LUCKNOWI SHAHI TUKDA
The nawabs of Lucknow were known for their refined palates, delicate kababs and fragrant biryanis. But one of the most famous dishes of their Awadhi cuisine is Shahi Tukda, a sophisticated bread pudding. In its modern form, it is made with fried bread soaked in sugar syrup and topped with dried fruit, saffron, cardamom and a sweetened condensed cream called rabdi.
Hyderabadi haleem is a stew made of wheat, meat and lentils that became popular during the Nizam rule. Haleem in Hyderabad is especially popular as an iftar meal. Thanks to the haleem delivery service from Pista House in Hyderabad, Hyderabadi haleem can be delivered to most cities in India.
TAMIL NADU’S NOMBU KANJI
Nombu kanji is a porridge made of rice, lentils and spices popularly eaten during the holy month of Ramadan. It is often distributed by mosques in the evening to those who can’t afford a meal.

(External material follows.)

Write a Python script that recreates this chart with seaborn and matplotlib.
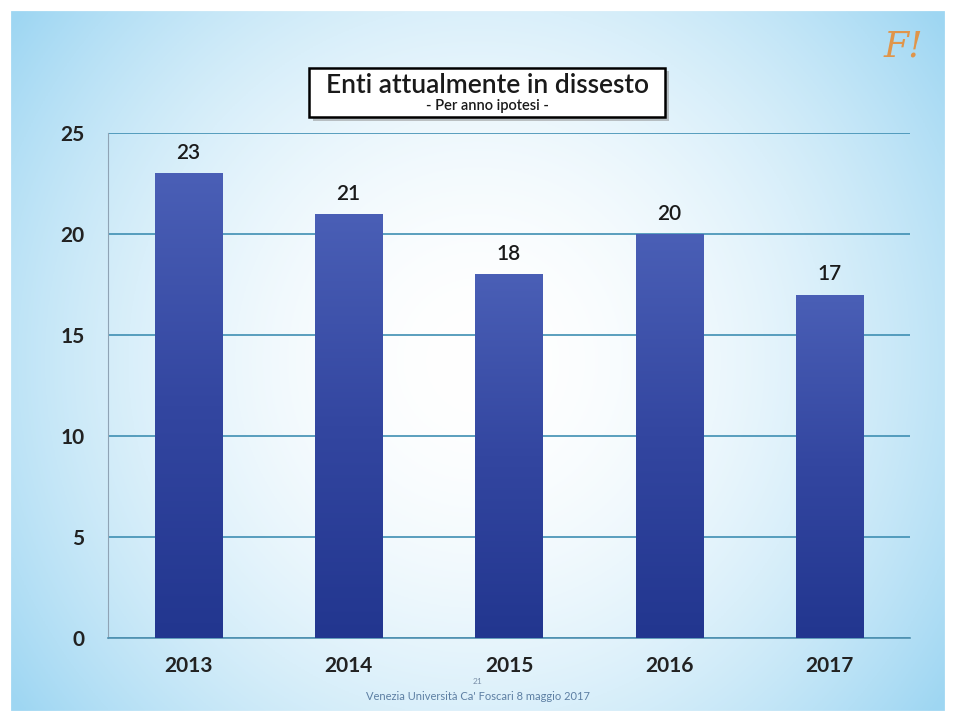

GUJARATHI MEMON AKHNI PULAO
A one-pot meal, akhni pulao is a combination of rice, meat and potatoes. The rice is cooked in the meat stock and is usually spicy.
KERALA’S SULAIMANI TEA
Believed to be of Arab origin, Sulaimani tea comes to us from the Malabar Muslim community. It is essentially black tea with a generous squeeze of lemon and lots of sugar, occasionally with a hint of cardamom. It is served in a glass and is best drunk at a roadside stall, although it is commonly served after a heavy, celebratory meal.